Now that we have our three important functions defined -- `create_model()` and `train()`, let's make use of them:

In [30]:
# Given a vocab and tensor, print the output
def print_sequences(sequences, i2w):
    for s in sequences:
        print([i2w[np.argmax(w)] for w in s], sep=" ")

# hook up data
train_reader = create_reader(train_file, True)
valid_reader = create_reader(valid_file, False)
vocab, i2w = get_vocab(vocab_file)

# create model
model = create_model()

# train
error = train(train_reader, valid_reader, vocab, i2w, model, max_epochs=1)

Minibatch: 0, Train Loss: 4.234, Train Evaluation Criterion: 1.000
['</s>', '</s>', '</s>', '</s>', 'C', '</s>']
['</s>', '</s>', '</s>', '</s>', 'C', '</s>']
['</s>', '</s>', '</s>', '</s>', 'C', '</s>']
['</s>', '</s>', '</s>', '</s>', 'C', '</s>']
['</s>', '</s>', '</s>', '</s>', 'C', '</s>']
['</s>', '</s>', '</s>', '</s>', 'C', '</s>']
['</s>', '</s>', '</s>', '</s>', 'C', '</s>']
['</s>', '</s>', '</s>', '</s>', 'C', '</s>']
['</s>', '</s>', '</s>', '</s>', 'C', '</s>']
['</s>', '</s>', '</s>', '</s>', 'C', '</s>']
--- EPOCH 0 DONE: loss = 3.817505, errs = 87.036621 ---


In [31]:
# Print the training error
print(error)

87.03662098404853


## Task
Note the error is very high.
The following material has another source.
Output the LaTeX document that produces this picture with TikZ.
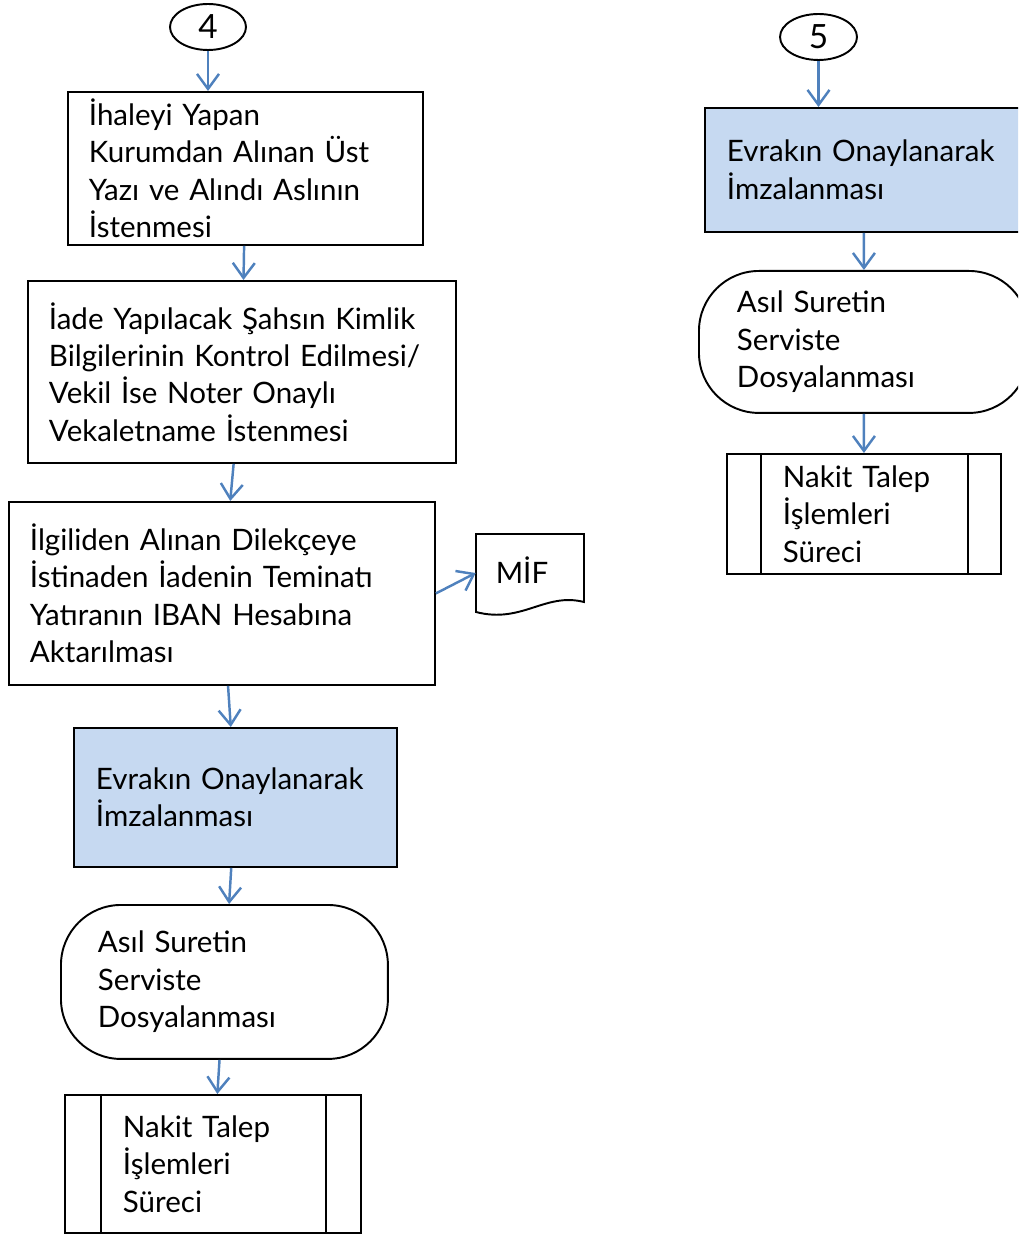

This is largely due to the minimum training we have done so far. Please change the `epoch_size` to be a much higher number and re-run the `train` function. This might take considerably longer time but you will see a marked reduction in the error.

## Next steps

An important extension to sequence-to-sequence models, especially when dealing with long sequences, is to use an attention mechanism. The idea behind attention is to allow the decoder, first, to look at any of the hidden state outputs from the encoder (instead of using only the final hidden state), and, second, to learn how much attention to pay to each of those hidden states given the context. This allows the outputted word at each time step `t` to depend not only on the final hidden state and the word that came before it, but instead on a weighted combination of *all* of the input hidden states!

In the next version of this tutorial, we will talk about how to include attention in your sequence to sequence network.